-- GIVEN MATERIAL start --

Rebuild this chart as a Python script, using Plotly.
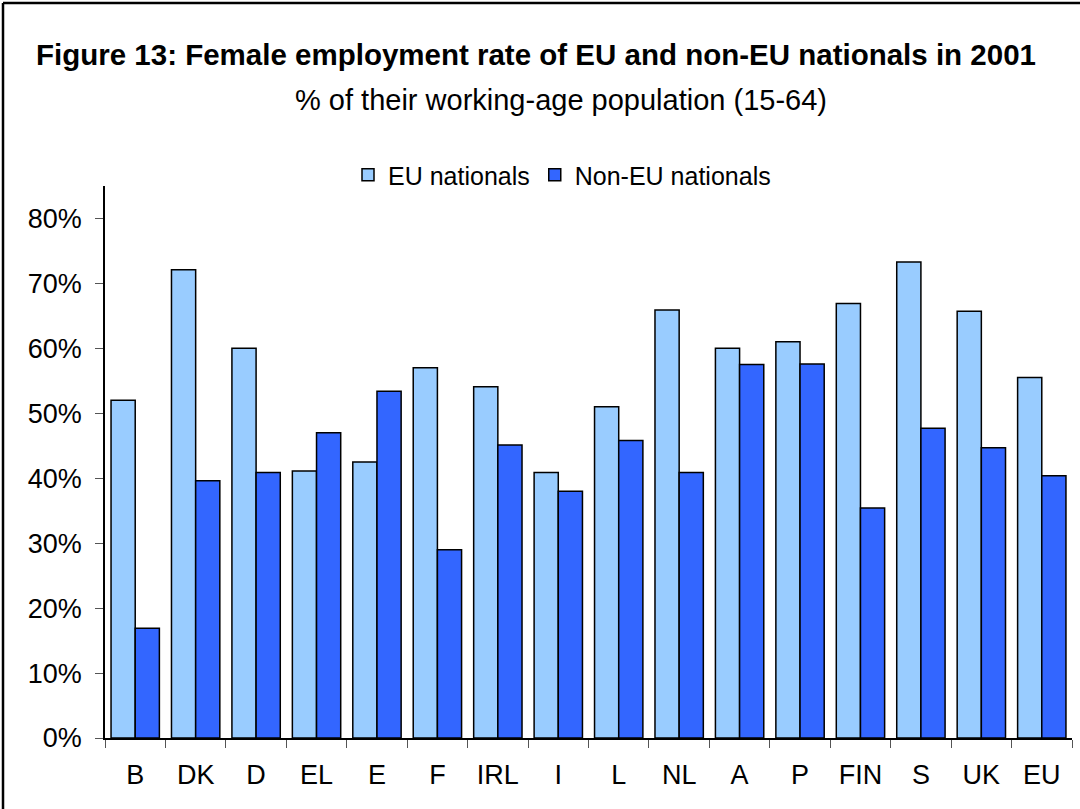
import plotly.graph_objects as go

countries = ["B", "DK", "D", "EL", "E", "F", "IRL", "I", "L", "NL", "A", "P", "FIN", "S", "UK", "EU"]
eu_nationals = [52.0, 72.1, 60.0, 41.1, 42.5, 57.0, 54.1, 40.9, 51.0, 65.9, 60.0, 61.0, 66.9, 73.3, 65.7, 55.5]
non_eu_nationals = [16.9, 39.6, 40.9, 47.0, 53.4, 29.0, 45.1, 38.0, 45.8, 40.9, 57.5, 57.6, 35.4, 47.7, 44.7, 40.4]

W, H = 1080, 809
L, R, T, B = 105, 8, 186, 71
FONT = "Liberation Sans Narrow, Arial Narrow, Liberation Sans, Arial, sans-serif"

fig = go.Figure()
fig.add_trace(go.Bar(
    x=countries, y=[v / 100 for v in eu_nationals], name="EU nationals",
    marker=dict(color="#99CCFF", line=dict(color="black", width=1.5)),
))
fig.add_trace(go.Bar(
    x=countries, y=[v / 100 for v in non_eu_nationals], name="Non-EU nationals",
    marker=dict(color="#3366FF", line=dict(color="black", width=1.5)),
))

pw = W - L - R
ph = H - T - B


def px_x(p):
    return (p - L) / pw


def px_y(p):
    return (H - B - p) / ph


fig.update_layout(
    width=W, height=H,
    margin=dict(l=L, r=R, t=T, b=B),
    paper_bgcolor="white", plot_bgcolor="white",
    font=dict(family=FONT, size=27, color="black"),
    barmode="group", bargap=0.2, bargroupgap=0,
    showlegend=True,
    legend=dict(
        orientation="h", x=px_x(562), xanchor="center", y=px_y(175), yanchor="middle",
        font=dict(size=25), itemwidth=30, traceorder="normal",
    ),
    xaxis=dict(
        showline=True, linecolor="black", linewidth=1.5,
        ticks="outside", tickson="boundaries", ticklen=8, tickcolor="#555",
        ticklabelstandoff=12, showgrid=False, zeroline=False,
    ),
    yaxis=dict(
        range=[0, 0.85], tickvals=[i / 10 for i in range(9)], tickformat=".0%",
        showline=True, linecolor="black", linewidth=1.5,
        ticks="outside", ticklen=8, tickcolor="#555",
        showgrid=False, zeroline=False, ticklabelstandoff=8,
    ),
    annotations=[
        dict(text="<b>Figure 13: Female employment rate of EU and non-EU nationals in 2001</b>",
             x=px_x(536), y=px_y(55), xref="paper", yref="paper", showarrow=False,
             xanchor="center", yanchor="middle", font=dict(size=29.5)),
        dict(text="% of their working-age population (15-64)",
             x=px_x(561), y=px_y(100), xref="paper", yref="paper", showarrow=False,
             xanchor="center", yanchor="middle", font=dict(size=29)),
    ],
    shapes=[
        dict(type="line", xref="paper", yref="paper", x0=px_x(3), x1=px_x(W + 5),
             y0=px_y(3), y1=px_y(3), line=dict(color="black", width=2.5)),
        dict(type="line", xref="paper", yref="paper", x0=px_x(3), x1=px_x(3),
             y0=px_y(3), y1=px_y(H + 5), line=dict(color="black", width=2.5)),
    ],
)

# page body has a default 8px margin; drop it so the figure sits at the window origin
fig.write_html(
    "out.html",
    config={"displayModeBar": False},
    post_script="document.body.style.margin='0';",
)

-- GIVEN MATERIAL end --

> [WHAT YOU HAVE TO DO]:
Return nothing but the lines running from the start of the data to the line with "return (H - B - p) / ph", please, both ends included and no pictures.

> [SOLUTION BELOW]:
Rebuild this chart as a Python script, using Plotly.
import plotly.graph_objects as go

countries = ["B", "DK", "D", "EL", "E", "F", "IRL", "I", "L", "NL", "A", "P", "FIN", "S", "UK", "EU"]
eu_nationals = [52.0, 72.1, 60.0, 41.1, 42.5, 57.0, 54.1, 40.9, 51.0, 65.9, 60.0, 61.0, 66.9, 73.3, 65.7, 55.5]
non_eu_nationals = [16.9, 39.6, 40.9, 47.0, 53.4, 29.0, 45.1, 38.0, 45.8, 40.9, 57.5, 57.6, 35.4, 47.7, 44.7, 40.4]

W, H = 1080, 809
L, R, T, B = 105, 8, 186, 71
FONT = "Liberation Sans Narrow, Arial Narrow, Liberation Sans, Arial, sans-serif"

fig = go.Figure()
fig.add_trace(go.Bar(
    x=countries, y=[v / 100 for v in eu_nationals], name="EU nationals",
    marker=dict(color="#99CCFF", line=dict(color="black", width=1.5)),
))
fig.add_trace(go.Bar(
    x=countries, y=[v / 100 for v in non_eu_nationals], name="Non-EU nationals",
    marker=dict(color="#3366FF", line=dict(color="black", width=1.5)),
))

pw = W - L - R
ph = H - T - B


def px_x(p):
    return (p - L) / pw


def px_y(p):
    return (H - B - p) / ph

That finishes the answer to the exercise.